The New Hampshire primary was a bright spot for Sanders, but months after his upset victory there, he got what might be considered a more tangible piece of good news for a man so bent on stopping climate change: The Kinder Morgan pipeline had been officially suspended.
It’s hard to say what role, if any, Sanders played. The pipeline was unpopular with local leaders, and perhaps Sanders’ Democratic opponents would have come out against it anyway. It’s also possible they wouldn’t have, or that it would have taken longer, and it’s one more thing for Sanders and his supporters should feel good about — even long after the spotlight of the election has faded.
SANDERS CONTINUES TO DEFINE THE DEBATE
Sanders’ locally tailored climate policies don’t always have such a satisfying ending. The anti-fracking campaign in New York, while it likely contributed to his winning margins upstate, didn’t ultimately net him a victory in his opponent’s adopted home. On Tuesday night in Rhode Island, where Sanders campaigned over the weekend on the strength of his carbon tax, he did win—but it’s the smallest state in the nation and Sanders is facing a basically insurmountable delegate gap.
But to judge by public opinion, Sanders’ principled stands may have done something more important than a victory in any one state.
New polling data collected by researchers at Harvard University suggests Sanders has already had an impact on the way voters between the ages of 18 and 29 think about climate and other political issues. In one of Harvard’s polls from 2014, 27 percent of young Americans agreed that “government should do more to curb climate change, even at the expense of jobs.” That number jumped to 32 percent last year, and to 37 percent in Monday’s poll.
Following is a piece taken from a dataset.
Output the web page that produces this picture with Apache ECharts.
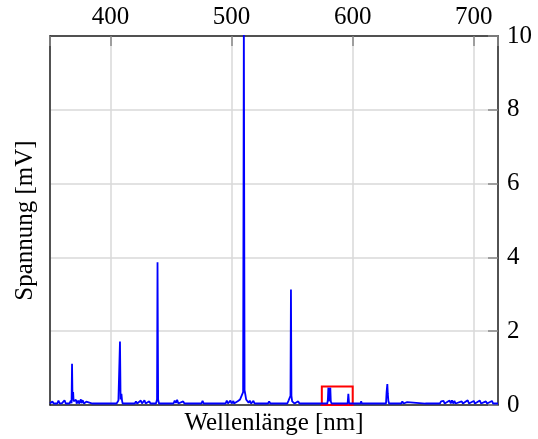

Harvard polling director John Della Volpe credits Sanders specifically with moving young voters left. As he told the Washington Post: “Whether or not he’s winning or losing, it’s really that he’s impacting the way in which a generation — the largest generation in the history of America — thinks about politics.”
By taking the McKibben/activist approach on everything from carbon pricing to climate talks and offshore drilling; by insisting — insisting! — that his approach be heard and compared with that of the incrementalists, Sanders has already set the Overton Window that much closer to where we desperately need it right now on climate—and where only one of our two parties is even capable of taking it.
In that way, perhaps a better way, Sanders has already won — and Democrats and the planet may be indebted to him for years to come.